Pour autant, dans le cas du mélanome, qui est à la pointe du développement des ICI, il a été démontré qu’un an de traitement adjuvant par anti-PD1 diminuait le risque de rechute après résection chirurgicale des métastases ganglionnaires régionales (stade III)14,15. Dans d’autres types de cancer, comme les cancers du poumon, les ICI sont actuellement évalués en tant que thérapies adjuvantes. Un changement majeur pour les patients et les médecins provient du fait que l’impact des événements indésirables n’est pas similaire chez les patients atteints de cancers métastatiques ou chez ceux qui reçoivent un traitement adjuvant dans le but de diminuer le risque de rechute. Dans cette dernière situation, la possibilité d’induire un effet indésirable sévère ou permanent doit être évaluée avec précaution. Par exemple, le risque d’hypothyroïdie qui survient chez jusqu’à 10% des patients traités par anti PD1 est considéré comme acceptable dans le contexte d’une maladie métastatique. Dans une situation adjuvante, ce risque de 10% de devoir prendre un traitement hormonal substitutif jusqu’à la fin de sa vie doit être mis en balance avec le bénéfice attendu du traitement.

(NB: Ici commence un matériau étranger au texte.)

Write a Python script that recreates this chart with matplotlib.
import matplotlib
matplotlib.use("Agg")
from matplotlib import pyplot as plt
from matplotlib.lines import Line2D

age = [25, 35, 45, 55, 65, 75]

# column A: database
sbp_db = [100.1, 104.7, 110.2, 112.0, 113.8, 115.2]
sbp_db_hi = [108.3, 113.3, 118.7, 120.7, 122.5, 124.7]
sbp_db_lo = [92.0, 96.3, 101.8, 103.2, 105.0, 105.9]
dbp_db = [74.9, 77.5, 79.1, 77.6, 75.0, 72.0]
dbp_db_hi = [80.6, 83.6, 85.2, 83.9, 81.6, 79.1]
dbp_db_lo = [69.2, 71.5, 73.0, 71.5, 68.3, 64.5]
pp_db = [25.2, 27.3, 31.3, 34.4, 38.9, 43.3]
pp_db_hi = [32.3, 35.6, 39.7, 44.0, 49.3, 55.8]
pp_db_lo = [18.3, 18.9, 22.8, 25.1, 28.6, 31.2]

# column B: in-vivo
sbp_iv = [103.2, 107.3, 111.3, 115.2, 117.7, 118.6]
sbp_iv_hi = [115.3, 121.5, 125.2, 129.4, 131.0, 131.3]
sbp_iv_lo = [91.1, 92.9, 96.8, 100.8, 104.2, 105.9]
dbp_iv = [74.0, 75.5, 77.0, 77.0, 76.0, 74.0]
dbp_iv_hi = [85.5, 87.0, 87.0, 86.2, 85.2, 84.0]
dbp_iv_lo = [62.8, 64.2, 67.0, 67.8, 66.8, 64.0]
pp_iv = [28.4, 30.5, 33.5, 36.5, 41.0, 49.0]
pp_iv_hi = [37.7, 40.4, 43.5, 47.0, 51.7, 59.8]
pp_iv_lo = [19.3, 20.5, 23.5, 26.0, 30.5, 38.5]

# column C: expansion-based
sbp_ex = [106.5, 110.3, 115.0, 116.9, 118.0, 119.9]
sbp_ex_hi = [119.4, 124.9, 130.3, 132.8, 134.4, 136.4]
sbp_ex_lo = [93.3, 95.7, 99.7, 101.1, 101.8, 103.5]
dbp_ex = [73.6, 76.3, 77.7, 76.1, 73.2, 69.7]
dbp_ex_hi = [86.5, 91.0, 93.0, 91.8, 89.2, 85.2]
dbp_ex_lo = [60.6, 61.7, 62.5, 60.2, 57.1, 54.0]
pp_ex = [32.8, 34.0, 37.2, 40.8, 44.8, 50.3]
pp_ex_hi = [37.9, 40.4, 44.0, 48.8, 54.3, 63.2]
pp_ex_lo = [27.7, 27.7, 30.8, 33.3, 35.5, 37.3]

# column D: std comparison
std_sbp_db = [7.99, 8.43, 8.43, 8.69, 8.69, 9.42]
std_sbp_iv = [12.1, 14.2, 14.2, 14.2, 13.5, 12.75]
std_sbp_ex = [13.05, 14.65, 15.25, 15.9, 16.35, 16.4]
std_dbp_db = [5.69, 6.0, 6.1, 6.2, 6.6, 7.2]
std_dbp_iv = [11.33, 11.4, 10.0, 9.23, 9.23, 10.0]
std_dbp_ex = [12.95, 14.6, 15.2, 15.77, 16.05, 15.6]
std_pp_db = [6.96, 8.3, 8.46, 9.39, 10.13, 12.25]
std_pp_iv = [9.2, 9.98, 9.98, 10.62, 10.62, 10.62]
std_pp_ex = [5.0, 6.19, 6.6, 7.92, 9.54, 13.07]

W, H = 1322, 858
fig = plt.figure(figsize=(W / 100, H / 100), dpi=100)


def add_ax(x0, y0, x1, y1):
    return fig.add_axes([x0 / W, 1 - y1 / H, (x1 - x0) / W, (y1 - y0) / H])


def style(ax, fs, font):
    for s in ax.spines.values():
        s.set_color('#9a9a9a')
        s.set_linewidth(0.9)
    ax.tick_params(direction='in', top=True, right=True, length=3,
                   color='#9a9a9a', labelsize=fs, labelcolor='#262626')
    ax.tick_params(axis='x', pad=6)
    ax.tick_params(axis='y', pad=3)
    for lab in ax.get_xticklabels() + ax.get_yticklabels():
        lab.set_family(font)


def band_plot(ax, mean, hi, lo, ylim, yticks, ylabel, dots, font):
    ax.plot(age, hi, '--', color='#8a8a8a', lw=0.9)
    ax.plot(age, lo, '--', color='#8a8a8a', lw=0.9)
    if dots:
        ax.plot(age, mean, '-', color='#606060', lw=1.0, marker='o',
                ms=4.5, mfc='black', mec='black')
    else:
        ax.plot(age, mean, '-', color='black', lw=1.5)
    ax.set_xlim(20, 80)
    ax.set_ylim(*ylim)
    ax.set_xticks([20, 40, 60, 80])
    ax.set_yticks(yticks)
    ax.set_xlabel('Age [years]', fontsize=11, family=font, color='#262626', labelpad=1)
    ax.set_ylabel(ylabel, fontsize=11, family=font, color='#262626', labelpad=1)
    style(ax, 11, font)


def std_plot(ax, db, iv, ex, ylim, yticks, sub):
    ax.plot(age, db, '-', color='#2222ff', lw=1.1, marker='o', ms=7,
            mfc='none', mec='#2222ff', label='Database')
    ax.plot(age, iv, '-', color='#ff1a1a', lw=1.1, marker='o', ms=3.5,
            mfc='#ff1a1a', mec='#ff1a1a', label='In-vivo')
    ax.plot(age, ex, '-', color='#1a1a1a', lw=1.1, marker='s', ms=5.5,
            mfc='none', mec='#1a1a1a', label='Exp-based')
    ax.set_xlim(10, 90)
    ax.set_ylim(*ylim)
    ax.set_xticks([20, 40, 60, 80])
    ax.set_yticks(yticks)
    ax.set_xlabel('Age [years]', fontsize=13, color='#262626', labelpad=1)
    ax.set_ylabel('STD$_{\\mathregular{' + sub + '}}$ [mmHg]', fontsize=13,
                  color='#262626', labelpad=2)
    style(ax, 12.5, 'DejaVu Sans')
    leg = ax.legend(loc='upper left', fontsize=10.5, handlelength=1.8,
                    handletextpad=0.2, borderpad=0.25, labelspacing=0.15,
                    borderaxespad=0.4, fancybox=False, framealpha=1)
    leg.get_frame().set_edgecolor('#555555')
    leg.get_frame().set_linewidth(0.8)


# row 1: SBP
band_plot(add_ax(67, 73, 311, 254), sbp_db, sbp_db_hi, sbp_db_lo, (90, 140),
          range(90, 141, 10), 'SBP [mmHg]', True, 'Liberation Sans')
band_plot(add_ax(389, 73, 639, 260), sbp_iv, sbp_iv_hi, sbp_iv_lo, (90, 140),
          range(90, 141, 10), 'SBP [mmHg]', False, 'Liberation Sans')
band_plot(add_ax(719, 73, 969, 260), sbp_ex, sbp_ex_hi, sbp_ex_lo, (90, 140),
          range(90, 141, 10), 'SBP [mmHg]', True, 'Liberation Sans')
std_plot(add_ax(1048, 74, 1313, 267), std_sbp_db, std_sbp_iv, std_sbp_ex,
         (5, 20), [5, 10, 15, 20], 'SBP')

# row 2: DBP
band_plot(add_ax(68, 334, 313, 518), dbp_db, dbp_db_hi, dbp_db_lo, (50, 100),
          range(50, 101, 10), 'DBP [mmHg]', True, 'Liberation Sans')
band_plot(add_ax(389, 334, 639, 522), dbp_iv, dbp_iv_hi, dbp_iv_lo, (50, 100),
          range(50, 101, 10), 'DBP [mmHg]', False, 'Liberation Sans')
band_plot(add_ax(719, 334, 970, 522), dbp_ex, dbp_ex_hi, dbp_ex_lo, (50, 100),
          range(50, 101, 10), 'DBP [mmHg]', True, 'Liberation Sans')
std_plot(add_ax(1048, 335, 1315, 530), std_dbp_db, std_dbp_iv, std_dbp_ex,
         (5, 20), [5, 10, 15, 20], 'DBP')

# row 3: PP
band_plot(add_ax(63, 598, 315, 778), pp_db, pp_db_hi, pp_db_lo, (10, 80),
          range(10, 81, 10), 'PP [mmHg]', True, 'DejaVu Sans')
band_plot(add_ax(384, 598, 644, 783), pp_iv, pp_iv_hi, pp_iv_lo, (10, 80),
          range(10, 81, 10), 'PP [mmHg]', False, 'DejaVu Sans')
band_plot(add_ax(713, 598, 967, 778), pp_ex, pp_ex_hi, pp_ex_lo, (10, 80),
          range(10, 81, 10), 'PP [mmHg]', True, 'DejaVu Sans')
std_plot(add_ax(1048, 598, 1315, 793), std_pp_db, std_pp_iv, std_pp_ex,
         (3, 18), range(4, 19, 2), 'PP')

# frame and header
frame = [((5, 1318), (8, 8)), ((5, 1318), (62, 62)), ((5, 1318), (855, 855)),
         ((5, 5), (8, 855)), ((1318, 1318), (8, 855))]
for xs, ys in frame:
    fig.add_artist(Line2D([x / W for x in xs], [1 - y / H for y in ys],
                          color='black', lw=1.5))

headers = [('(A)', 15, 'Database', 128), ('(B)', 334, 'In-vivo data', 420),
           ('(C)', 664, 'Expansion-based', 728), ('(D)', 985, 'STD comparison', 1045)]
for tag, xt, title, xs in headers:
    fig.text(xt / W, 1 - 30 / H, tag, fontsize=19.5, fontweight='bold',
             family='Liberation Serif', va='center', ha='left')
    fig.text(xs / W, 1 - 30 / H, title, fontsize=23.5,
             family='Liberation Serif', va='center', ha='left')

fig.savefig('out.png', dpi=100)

L’attitude des patients vis-à-vis de l’immunothérapie anticancéreuse est généralement plutôt positive. Les patients apprécient souvent l’idée de lutter contre le cancer en mobilisant leur propre système immunitaire. En raison de cette adhésion fréquente à la stratégie de traitement, il est probable que les patients puissent s’impliquer plus activement dans leur traitement et que l’interaction entre patients et médecins puisse être facilitée au moins dans la phase d’initiation du traitement.

Un effet contraire est que l’immunothérapie est en quelque sorte victime de son propre succès. L’attractivité de cette stratégie thérapeutique auprès des patients et du grand public, renforcée par une couverture médiatique simplifiée et enjolivée, a suscité des attentes très élevées et est source d’une profonde déception chez les patients pour lesquels le traitement par ICI ne tient pas ses promesses, et ils sont encore une majorité.